Gabriel is suddenly into picking his own clothes. This morning, on a day when we're experiencing a cold snap and rain, he shows up in shorts and a T-shirt. Why the shorts? Because they have a number on them. Somehow Dave managed to persuade him to put pants on, but changing a Thomas T-shirt wasn't worth the battle.

A few thoughts on 3...


Betsy agrees that the transition from 1 to 2 children was harder than from 2 to 3, at least so far. The experience of having already transitioned from one child to more than one has definitely paid off. There certainly are challenging times when all three need something from me, but for the most part, how to get dinner made and cleaned up every night isn't a daily mystery. It's just more hectic (especially tonight when the boys were all over Katrina and I didn't dare turn my back while making dinner).

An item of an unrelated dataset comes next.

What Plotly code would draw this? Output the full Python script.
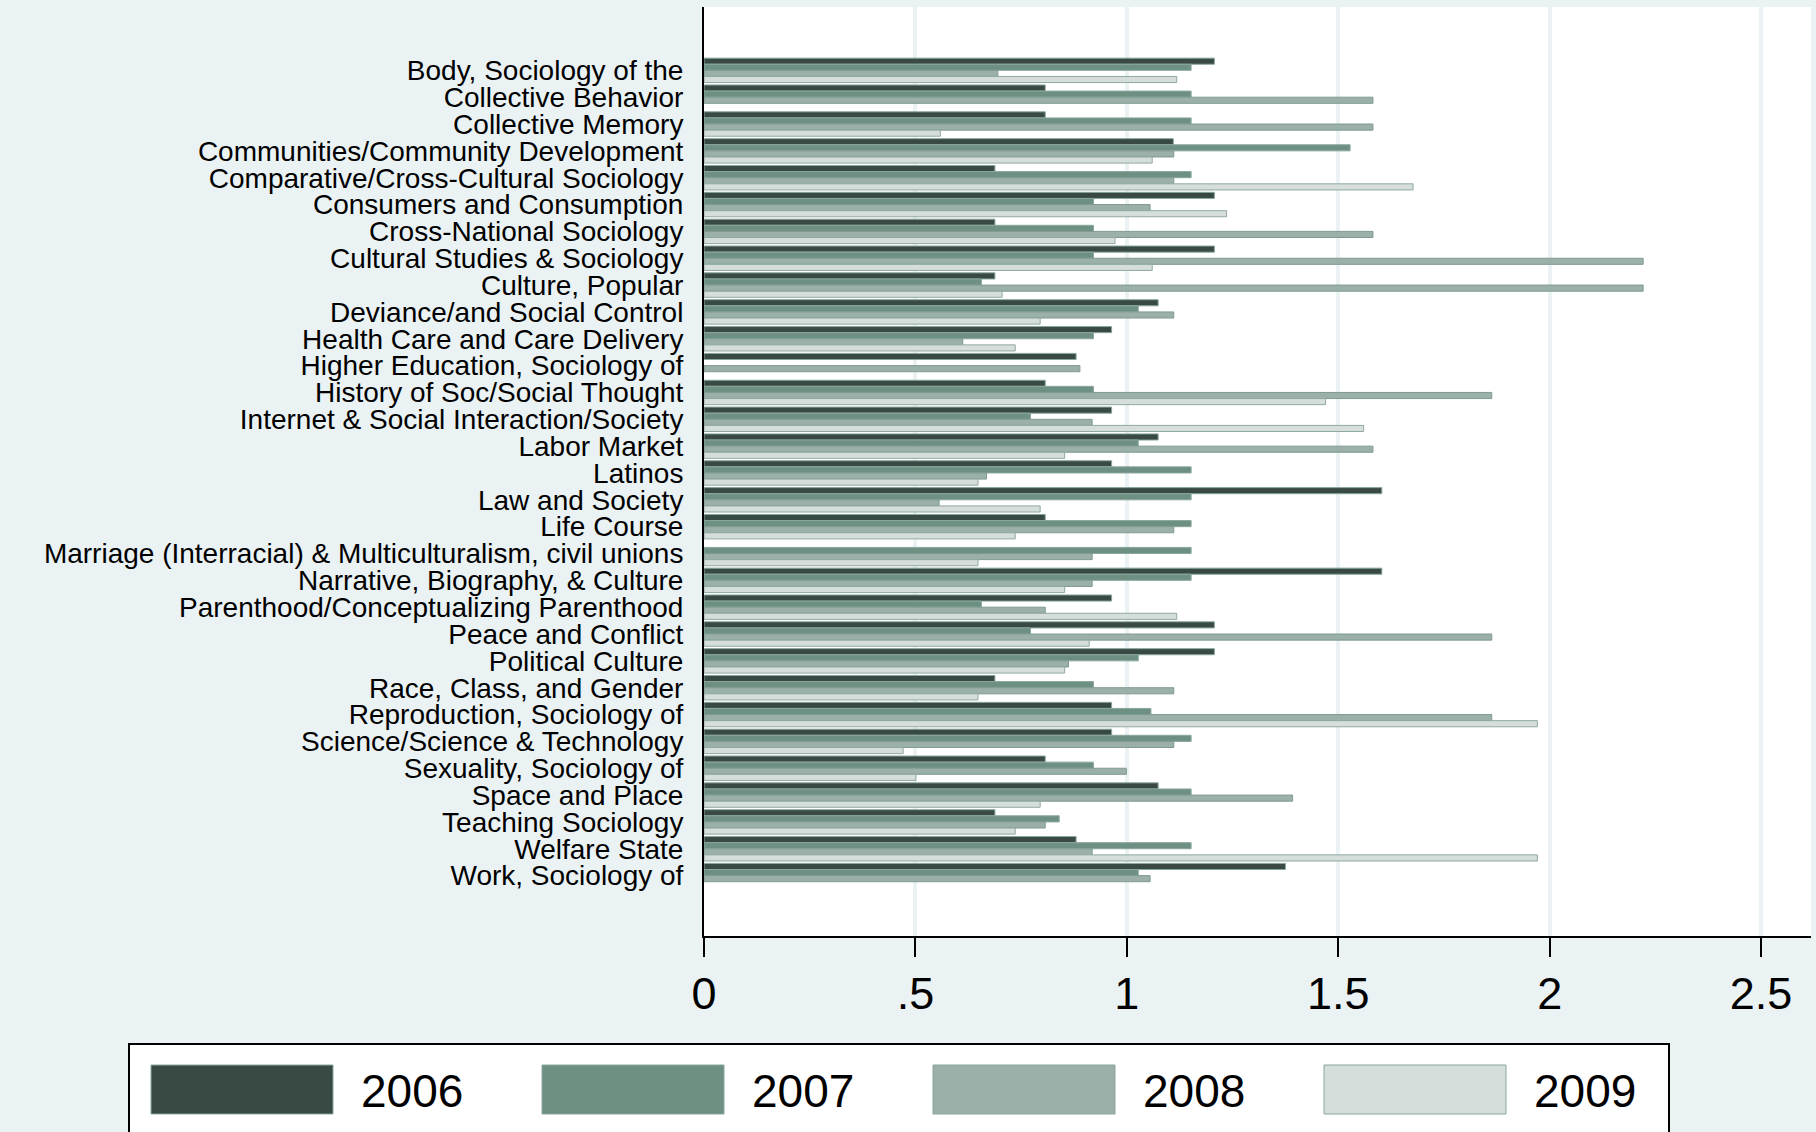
import plotly.graph_objects as go

categories = [
    "Body, Sociology of the", "Collective Behavior", "Collective Memory",
    "Communities/Community Development", "Comparative/Cross-Cultural Sociology",
    "Consumers and Consumption", "Cross-National Sociology", "Cultural Studies & Sociology",
    "Culture, Popular", "Deviance/and Social Control", "Health Care and Care Delivery",
    "Higher Education, Sociology of", "History of Soc/Social Thought",
    "Internet & Social Interaction/Society", "Labor Market", "Latinos", "Law and Society",
    "Life Course", "Marriage (Interracial) & Multiculturalism, civil unions",
    "Narrative, Biography, & Culture", "Parenthood/Conceptualizing Parenthood",
    "Peace and Conflict", "Political Culture", "Race, Class, and Gender",
    "Reproduction, Sociology of", "Science/Science & Technology", "Sexuality, Sociology of",
    "Space and Place", "Teaching Sociology", "Welfare State", "Work, Sociology of",
]

years = ["2006", "2007", "2008", "2009"]

v2006 = [1.207, 0.807, 0.807, 1.110, 0.688, 1.207, 0.688, 1.207, 0.688, 1.074, 0.964,
         0.880, 0.807, 0.964, 1.074, 0.964, 1.603, 0.807, None, 1.603, 0.964,
         1.207, 1.207, 0.688, 0.964, 0.964, 0.807, 1.074, 0.688, 0.880, 1.375]
v2007 = [1.152, 1.152, 1.152, 1.528, 1.152, 0.921, 0.921, 0.921, 0.656, 1.027, 0.921,
         None, 0.921, 0.772, 1.027, 1.152, 1.152, 1.152, 1.152, 1.152, 0.656,
         0.772, 1.027, 0.921, 1.057, 1.152, 0.921, 1.152, 0.840, 1.152, 1.027]
v2008 = [0.695, 1.582, 1.582, 1.111, 1.111, 1.055, 1.582, 2.221, 2.221, 1.111, 0.612,
         0.889, 1.863, 0.918, 1.582, 0.668, 0.556, 1.111, 0.918, 0.918, 0.807,
         1.863, 0.862, 1.111, 1.863, 1.111, 0.999, 1.392, 0.807, 0.918, 1.055]
v2009 = [1.118, None, 0.559, 1.060, 1.677, 1.236, 0.972, 1.060, 0.705, 0.795, 0.736,
         None, 1.470, 1.560, 0.853, 0.648, 0.795, 0.736, 0.648, 0.853, 1.118,
         0.911, 0.853, 0.648, 1.971, 0.471, 0.501, 0.795, 0.736, 1.971, None]

xticks = [0, 0.5, 1, 1.5, 2, 2.5]
xticklabels = ["0", ".5", "1", "1.5", "2", "2.5"]

series = [v2006, v2007, v2008, v2009]
colors = ["#384A43", "#6E9083", "#9BB0A9", "#D5DEDB"]
outlines = ["#8AA79C", "#8AA79C", "#7F9A91", "#90A9A0"]

BG = "#EAF2F3"
W, H = 1816, 1132
L, R, T, B = 704, 5, 7, 196

fig = go.Figure()
for name, vals, col, oc in zip(years, series, colors, outlines):
    fig.add_trace(go.Bar(
        y=categories, x=vals, name=name, orientation="h",
        marker=dict(color=col, line=dict(color=oc, width=1)),
        showlegend=False,
    ))

fig.update_layout(
    width=W, height=H,
    margin=dict(l=L, r=R, t=T, b=B),
    paper_bgcolor=BG, plot_bgcolor="white",
    barmode="group", bargap=0.09, bargroupgap=0,
    font=dict(family="Liberation Sans, Arial, sans-serif", color="black"),
)

fig.update_xaxes(
    range=[0, 2.618], tickmode="array", tickvals=xticks, ticktext=xticklabels,
    ticks="outside", ticklen=19, tickwidth=2, tickcolor="black",
    tickfont=dict(size=45), ticklabelstandoff=-2,
    showline=True, linecolor="black", linewidth=2,
    showgrid=True, gridcolor=BG, gridwidth=4, zeroline=False,
)
fig.update_yaxes(
    type="category", range=[32.25, -2.36], tickmode="array",
    tickvals=categories, ticktext=categories, ticks="",
    tickfont=dict(size=28), ticklabelstandoff=13,
    showline=True, linecolor="black", linewidth=2, showgrid=False, zeroline=False,
)

# legend drawn by hand (Stata style big swatches)
pw, ph = W - L - R, H - T - B


def px(x):
    return (x - L) / pw


def py(y):
    return (H - B - y) / ph


fig.add_shape(type="rect", xref="paper", yref="paper",
              x0=px(129), x1=px(1669), y0=py(1044), y1=py(1180),
              fillcolor="white", line=dict(color="black", width=2), layer="above")
for i, (name, col) in enumerate(zip(years, colors)):
    x0 = 151 + i * 391
    fig.add_shape(type="rect", xref="paper", yref="paper",
                  x0=px(x0), x1=px(x0 + 182), y0=py(1065), y1=py(1114),
                  fillcolor=col, line=dict(color="#8AA79C", width=1), layer="above")
    fig.add_annotation(xref="paper", yref="paper", x=px(x0 + 208), y=py(1091),
                       text=name, showarrow=False, xanchor="left", yanchor="middle",
                       font=dict(size=46, color="black"))

fig.write_html("out.html", config={"displayModeBar": False},
               post_script="document.body.style.margin='0';")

But that's while one of the three is an immobile baby with simple needs. Karen at the gym says that now that her youngest is starting activities like dance, gymnastics, music, etc, shuttling all 3 of her kids around is the hardest time. I asked her if it was unrealistic to insist on only one activity per kid at a time, and she said it was, especially since some activities require a big committment (like soccer practice 4 times a week).

What a different childhood I led. A different time, in a very different place. Even though I've spent most of my adulthood in suburbs, I'm not sure I'll ever really belong in them. But my kids will. All three of them.